## GIVEN REQUEST
Pictures must not be retyped. Return exactly the lines from the one with "Output the component" through the one with "XAxis, YAxis, ReferenceLine", both included, and no others.

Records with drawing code
..............................

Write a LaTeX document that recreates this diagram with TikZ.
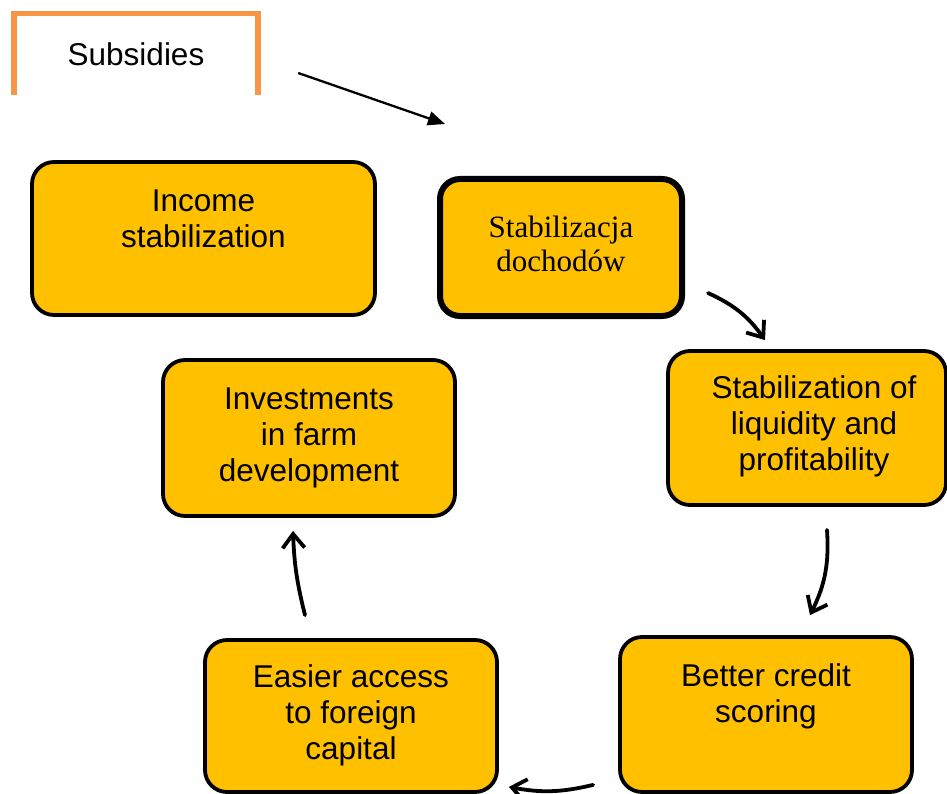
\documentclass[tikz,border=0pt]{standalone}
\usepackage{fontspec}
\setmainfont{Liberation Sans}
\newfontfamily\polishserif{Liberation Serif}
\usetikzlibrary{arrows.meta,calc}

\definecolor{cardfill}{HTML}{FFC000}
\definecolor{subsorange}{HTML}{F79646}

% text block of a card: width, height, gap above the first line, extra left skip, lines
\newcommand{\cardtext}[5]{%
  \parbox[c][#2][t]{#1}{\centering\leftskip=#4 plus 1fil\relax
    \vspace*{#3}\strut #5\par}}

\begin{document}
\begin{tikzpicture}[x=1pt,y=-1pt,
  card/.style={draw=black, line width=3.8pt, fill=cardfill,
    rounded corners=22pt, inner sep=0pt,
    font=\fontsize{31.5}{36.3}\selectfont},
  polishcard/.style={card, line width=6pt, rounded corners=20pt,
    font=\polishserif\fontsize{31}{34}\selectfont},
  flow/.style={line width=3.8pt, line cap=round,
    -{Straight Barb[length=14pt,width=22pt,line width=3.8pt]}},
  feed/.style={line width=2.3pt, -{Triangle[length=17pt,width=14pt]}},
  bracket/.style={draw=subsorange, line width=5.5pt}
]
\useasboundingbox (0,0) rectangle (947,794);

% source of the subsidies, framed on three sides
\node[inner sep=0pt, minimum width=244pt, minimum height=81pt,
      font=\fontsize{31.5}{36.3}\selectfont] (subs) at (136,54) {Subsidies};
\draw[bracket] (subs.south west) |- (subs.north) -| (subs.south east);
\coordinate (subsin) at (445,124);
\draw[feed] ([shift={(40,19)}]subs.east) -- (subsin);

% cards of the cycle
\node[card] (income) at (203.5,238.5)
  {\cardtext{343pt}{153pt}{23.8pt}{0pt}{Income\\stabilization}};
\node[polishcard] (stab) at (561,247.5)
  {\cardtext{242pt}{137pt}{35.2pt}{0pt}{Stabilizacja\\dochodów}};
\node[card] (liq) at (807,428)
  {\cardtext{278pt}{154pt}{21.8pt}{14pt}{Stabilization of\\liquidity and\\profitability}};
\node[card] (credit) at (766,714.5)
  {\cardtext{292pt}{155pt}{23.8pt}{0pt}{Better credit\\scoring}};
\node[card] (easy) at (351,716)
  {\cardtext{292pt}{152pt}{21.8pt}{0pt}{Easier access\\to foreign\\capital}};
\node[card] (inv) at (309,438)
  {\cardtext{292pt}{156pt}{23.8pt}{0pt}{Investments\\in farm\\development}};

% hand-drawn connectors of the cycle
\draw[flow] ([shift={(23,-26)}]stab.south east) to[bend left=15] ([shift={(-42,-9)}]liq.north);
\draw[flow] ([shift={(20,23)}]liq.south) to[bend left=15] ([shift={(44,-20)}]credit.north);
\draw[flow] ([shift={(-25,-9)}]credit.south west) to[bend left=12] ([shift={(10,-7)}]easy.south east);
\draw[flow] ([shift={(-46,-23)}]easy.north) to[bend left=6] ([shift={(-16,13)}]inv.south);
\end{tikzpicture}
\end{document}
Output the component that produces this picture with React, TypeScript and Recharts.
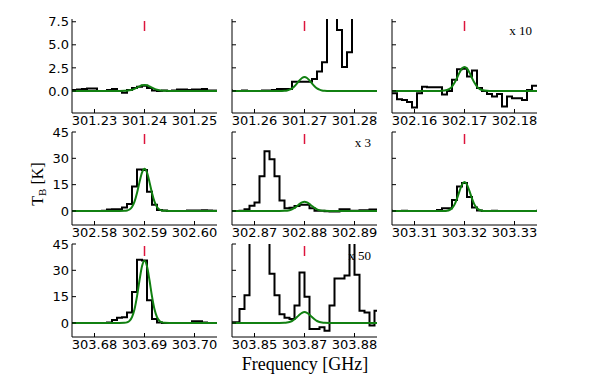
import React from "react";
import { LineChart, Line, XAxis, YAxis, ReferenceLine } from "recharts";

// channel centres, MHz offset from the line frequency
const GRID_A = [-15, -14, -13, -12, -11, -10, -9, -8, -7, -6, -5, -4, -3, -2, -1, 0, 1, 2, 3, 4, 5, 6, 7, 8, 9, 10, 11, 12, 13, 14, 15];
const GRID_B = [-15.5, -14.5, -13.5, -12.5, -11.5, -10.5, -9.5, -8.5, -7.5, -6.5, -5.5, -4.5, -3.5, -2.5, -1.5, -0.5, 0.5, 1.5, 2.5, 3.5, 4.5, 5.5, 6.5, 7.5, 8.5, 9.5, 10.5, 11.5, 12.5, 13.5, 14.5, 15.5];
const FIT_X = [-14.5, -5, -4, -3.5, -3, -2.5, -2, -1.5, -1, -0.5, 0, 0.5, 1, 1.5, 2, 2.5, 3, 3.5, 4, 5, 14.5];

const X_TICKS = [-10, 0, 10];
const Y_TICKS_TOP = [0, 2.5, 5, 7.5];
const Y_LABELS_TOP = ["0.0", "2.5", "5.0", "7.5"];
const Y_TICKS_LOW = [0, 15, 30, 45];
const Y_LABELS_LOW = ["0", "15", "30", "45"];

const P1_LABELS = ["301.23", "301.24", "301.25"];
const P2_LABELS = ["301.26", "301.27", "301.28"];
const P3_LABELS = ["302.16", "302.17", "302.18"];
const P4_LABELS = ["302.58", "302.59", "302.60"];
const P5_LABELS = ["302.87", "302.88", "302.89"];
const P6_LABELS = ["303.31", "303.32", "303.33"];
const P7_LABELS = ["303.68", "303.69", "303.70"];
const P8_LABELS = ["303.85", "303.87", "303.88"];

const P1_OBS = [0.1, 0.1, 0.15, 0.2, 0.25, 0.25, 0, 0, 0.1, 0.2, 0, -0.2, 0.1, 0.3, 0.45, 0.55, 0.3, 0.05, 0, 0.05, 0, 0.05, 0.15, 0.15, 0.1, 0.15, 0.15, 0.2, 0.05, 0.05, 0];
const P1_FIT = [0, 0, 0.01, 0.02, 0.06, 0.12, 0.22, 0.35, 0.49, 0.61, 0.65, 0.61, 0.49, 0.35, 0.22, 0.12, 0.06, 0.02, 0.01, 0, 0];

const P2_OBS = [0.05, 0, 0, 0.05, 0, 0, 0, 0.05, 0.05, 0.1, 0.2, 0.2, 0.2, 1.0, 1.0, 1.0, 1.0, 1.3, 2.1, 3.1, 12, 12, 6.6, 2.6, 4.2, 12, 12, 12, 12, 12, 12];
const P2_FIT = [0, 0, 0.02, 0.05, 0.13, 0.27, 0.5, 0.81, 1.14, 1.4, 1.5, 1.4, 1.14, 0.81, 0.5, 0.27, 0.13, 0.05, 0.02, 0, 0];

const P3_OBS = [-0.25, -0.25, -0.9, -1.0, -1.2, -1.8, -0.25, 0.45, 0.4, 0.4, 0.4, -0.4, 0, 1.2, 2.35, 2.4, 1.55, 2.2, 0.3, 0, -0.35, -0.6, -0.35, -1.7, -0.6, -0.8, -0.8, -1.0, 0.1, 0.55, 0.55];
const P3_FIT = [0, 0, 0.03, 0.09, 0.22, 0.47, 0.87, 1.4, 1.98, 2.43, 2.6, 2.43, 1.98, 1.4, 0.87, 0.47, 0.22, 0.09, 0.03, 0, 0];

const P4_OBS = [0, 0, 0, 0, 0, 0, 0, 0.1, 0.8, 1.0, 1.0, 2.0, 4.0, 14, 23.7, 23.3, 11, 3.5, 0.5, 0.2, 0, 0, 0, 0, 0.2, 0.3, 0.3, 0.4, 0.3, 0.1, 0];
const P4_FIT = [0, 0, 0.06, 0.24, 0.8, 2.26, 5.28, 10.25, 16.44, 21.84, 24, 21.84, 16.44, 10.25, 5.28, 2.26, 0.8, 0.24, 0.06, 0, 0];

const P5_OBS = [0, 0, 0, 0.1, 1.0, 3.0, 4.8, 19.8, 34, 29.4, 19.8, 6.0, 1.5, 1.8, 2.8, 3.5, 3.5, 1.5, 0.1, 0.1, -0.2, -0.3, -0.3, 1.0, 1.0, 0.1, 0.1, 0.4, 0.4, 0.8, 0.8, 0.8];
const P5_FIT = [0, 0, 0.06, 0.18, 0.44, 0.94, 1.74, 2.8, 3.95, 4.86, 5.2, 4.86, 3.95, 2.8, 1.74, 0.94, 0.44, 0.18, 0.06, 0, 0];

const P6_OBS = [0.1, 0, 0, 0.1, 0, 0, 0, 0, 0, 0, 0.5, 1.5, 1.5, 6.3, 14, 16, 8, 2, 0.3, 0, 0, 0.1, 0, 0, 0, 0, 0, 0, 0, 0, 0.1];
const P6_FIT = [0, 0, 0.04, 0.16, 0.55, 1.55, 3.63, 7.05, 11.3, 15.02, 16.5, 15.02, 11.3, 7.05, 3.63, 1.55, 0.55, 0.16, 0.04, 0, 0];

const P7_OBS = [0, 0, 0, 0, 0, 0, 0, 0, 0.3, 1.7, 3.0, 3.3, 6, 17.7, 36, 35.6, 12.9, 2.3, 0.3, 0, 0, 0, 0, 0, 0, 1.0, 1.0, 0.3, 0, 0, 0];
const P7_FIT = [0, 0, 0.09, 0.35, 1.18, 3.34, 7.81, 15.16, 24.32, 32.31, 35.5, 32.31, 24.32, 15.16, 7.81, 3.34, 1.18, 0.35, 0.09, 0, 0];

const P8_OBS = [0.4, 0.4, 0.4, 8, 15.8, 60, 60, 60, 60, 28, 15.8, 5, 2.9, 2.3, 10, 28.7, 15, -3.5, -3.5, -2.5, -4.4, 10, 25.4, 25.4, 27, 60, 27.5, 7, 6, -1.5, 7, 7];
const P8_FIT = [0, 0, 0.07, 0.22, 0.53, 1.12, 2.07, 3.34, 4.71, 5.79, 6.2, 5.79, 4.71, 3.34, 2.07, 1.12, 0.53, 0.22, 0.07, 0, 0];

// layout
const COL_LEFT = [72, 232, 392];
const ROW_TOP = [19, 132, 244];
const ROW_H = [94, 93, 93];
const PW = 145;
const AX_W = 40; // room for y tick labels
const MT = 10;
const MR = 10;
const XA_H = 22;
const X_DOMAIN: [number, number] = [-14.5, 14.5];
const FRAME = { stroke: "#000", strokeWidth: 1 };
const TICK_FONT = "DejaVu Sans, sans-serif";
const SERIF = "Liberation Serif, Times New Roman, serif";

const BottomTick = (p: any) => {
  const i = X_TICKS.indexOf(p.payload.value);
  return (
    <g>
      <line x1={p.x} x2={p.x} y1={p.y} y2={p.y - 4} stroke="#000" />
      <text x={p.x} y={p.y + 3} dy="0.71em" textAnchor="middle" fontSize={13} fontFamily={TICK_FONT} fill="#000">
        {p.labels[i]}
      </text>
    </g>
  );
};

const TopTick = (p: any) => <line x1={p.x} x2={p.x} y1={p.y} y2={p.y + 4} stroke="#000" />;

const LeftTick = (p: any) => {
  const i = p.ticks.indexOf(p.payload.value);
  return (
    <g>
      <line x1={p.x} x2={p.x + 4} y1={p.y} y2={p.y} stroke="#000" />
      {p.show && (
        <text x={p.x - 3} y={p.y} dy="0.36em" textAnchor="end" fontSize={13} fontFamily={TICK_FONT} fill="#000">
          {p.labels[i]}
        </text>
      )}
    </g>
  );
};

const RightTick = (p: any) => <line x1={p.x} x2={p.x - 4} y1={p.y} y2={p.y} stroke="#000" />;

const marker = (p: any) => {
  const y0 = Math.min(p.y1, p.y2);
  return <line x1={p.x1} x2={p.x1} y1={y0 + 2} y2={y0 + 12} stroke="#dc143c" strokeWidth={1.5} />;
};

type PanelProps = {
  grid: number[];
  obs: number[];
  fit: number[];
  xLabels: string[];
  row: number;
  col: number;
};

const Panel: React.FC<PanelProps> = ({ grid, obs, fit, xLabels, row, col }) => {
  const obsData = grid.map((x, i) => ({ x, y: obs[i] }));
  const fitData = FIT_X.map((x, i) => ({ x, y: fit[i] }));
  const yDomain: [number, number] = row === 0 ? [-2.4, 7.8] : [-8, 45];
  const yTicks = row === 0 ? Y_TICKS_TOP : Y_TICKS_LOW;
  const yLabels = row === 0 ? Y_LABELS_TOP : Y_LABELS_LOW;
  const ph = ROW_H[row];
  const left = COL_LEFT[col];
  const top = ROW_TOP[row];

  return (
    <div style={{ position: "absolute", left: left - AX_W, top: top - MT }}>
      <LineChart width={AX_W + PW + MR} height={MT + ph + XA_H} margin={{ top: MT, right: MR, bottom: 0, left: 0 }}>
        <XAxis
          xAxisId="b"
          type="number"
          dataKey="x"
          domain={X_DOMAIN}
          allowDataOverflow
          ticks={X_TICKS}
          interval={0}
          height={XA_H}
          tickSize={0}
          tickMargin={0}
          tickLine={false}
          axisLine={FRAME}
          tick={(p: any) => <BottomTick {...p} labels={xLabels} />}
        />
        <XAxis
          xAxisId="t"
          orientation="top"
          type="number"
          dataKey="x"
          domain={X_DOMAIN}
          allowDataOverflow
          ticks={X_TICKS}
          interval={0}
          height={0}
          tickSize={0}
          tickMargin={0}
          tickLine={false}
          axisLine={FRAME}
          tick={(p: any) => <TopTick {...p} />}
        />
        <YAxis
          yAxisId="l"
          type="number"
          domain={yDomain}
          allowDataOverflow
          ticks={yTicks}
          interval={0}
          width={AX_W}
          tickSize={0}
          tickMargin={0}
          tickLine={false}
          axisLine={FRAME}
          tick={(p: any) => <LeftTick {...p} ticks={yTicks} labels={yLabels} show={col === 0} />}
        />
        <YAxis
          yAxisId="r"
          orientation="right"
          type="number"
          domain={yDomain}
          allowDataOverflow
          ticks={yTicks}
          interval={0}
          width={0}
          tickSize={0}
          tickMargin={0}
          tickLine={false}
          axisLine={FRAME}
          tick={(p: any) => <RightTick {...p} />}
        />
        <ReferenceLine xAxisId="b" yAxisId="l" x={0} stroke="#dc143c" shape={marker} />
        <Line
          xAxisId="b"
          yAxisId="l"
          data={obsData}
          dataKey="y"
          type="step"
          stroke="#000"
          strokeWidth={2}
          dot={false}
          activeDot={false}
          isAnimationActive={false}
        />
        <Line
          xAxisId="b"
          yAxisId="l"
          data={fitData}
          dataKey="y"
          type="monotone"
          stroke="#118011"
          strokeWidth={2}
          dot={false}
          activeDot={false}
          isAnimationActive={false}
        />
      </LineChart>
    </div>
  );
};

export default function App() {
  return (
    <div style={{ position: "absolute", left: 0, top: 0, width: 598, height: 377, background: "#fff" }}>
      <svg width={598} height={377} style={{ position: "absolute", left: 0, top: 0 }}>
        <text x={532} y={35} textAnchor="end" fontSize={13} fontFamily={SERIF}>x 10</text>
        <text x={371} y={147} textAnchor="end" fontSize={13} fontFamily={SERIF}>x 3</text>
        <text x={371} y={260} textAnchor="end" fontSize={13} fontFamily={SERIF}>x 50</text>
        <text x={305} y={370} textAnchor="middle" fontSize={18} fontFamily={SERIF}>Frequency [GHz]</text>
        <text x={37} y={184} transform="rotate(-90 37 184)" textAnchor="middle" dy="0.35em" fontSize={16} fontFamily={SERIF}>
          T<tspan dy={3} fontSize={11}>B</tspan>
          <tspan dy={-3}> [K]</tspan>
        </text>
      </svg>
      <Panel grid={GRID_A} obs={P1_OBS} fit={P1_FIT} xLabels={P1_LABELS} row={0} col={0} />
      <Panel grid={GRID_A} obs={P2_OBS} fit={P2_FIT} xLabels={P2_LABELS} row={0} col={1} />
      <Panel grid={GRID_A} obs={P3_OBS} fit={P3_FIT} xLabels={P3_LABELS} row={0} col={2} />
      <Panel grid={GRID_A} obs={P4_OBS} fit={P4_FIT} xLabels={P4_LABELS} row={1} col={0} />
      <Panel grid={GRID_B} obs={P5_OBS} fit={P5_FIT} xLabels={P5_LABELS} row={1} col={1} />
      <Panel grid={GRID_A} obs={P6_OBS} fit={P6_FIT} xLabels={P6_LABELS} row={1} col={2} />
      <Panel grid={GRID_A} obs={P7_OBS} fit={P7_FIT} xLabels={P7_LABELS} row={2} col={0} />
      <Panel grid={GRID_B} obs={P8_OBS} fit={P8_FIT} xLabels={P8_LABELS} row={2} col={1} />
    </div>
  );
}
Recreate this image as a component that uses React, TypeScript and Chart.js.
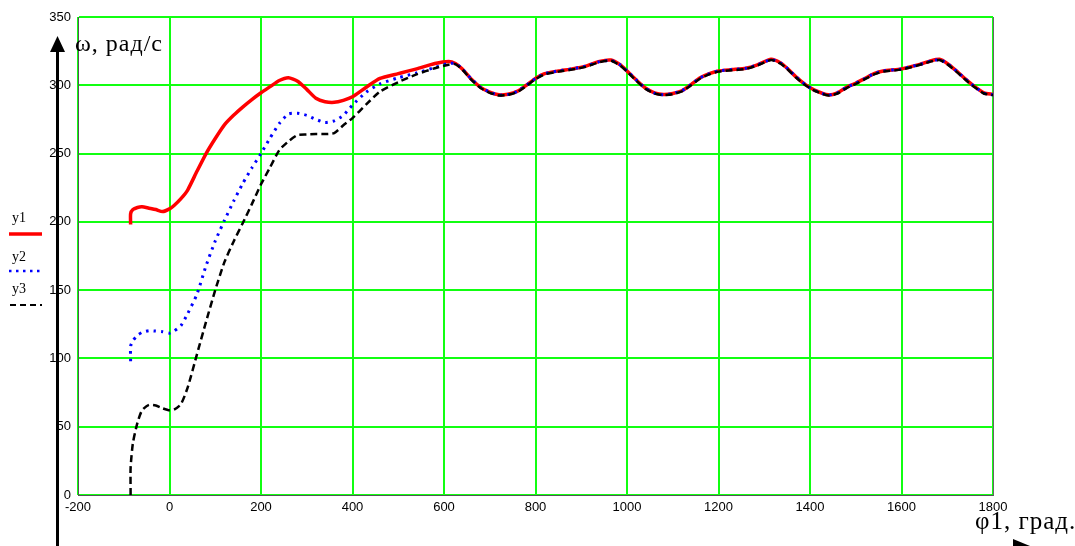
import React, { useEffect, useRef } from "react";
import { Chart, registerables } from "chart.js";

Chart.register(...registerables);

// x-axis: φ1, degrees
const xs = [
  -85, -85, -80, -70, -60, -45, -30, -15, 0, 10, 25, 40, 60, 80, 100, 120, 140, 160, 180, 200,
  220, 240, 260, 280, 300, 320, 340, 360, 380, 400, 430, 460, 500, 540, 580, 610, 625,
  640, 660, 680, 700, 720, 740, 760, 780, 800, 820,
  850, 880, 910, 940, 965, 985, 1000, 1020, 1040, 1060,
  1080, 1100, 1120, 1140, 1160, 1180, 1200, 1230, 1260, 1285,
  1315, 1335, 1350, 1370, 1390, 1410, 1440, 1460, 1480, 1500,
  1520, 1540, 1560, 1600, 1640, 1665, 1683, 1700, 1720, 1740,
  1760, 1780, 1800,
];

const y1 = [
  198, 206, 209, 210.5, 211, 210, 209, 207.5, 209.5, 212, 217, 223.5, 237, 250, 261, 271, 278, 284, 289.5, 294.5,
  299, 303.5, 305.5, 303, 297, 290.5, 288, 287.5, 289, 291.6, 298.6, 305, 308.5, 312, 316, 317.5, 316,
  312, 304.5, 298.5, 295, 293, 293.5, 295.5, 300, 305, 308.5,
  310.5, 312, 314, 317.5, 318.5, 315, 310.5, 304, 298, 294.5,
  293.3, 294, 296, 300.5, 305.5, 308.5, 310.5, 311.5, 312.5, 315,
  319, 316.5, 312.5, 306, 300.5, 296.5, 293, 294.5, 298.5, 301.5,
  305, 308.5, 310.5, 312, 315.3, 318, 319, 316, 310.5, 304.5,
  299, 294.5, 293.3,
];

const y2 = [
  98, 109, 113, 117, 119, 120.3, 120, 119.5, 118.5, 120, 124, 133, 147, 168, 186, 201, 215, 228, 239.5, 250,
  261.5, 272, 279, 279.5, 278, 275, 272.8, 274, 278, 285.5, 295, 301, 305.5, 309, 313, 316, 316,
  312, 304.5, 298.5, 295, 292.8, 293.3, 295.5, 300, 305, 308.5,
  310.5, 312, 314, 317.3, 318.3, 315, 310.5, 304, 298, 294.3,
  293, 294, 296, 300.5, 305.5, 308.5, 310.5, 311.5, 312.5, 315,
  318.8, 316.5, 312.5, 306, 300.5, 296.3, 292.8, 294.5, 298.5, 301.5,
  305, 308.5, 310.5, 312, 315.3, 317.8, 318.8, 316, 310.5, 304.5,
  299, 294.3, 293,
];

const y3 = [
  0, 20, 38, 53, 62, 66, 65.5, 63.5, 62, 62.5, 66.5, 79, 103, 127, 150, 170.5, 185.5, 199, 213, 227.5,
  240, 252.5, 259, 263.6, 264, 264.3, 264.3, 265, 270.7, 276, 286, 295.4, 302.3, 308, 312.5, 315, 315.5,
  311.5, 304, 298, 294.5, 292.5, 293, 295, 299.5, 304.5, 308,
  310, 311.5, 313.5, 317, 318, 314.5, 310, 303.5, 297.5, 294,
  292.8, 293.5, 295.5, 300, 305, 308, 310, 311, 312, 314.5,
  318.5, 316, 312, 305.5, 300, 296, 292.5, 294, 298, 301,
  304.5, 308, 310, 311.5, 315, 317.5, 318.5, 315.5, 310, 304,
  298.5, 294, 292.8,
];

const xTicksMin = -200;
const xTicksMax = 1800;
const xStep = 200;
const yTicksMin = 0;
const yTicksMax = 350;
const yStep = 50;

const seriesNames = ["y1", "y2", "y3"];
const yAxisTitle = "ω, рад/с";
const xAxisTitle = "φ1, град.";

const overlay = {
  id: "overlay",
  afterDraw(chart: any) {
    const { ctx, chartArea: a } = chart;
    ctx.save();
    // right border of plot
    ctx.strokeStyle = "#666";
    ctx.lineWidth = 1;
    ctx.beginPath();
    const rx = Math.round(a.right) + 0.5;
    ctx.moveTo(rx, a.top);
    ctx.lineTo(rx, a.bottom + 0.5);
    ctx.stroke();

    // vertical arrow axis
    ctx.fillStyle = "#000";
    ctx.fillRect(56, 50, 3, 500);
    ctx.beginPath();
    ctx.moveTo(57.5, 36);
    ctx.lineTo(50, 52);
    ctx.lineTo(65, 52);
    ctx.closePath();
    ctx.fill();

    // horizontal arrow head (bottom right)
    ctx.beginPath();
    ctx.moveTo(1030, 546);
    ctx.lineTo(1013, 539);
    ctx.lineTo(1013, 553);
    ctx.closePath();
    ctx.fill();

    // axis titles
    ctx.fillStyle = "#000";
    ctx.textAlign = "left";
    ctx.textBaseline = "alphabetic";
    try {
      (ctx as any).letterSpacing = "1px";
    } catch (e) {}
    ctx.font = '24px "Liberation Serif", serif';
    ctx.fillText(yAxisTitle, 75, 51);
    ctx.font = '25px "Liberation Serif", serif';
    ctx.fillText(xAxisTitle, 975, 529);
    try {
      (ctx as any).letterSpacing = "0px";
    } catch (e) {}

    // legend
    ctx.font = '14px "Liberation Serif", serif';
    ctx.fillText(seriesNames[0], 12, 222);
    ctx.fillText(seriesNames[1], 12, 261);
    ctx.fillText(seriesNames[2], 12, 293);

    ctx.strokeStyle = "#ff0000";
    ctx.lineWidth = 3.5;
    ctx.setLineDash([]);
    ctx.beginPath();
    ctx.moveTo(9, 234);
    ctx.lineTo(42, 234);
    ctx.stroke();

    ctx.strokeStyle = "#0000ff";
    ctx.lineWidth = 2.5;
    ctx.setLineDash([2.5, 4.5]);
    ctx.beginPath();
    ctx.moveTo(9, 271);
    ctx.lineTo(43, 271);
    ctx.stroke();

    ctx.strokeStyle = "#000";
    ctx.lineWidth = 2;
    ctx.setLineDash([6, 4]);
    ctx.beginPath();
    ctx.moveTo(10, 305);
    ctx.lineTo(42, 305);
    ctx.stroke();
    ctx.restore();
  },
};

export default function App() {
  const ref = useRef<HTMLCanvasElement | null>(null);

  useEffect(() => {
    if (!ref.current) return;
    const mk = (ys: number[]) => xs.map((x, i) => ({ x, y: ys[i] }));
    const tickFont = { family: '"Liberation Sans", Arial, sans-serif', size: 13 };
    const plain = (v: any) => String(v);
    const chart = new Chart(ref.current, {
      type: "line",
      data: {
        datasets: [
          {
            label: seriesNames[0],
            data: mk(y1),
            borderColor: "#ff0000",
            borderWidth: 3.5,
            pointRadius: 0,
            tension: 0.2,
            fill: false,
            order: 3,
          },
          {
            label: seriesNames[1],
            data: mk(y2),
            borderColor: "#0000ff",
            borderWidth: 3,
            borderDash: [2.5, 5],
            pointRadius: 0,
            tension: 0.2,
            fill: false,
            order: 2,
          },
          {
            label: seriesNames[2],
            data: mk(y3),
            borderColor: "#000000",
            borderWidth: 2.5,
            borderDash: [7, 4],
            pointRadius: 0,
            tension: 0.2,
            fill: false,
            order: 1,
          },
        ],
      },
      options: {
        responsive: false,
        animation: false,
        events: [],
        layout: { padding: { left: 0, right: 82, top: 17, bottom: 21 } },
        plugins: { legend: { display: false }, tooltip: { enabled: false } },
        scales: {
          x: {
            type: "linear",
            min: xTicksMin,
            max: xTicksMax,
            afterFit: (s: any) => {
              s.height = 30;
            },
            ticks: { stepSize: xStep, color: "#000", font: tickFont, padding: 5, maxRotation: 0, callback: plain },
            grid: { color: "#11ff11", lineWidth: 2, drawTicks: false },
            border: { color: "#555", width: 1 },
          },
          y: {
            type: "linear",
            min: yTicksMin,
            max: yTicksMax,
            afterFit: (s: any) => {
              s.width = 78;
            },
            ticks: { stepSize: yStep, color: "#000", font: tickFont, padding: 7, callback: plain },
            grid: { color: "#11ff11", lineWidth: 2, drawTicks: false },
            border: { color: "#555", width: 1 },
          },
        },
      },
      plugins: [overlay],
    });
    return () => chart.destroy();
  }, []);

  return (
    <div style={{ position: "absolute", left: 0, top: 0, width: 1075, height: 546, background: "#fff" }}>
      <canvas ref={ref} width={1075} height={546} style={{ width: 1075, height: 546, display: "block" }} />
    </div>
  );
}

..............................

## REPLY TO THE TASK
Output the component that produces this picture with React, TypeScript and Recharts.
import React from "react";
import { LineChart, Line, XAxis, YAxis, ReferenceLine } from "recharts";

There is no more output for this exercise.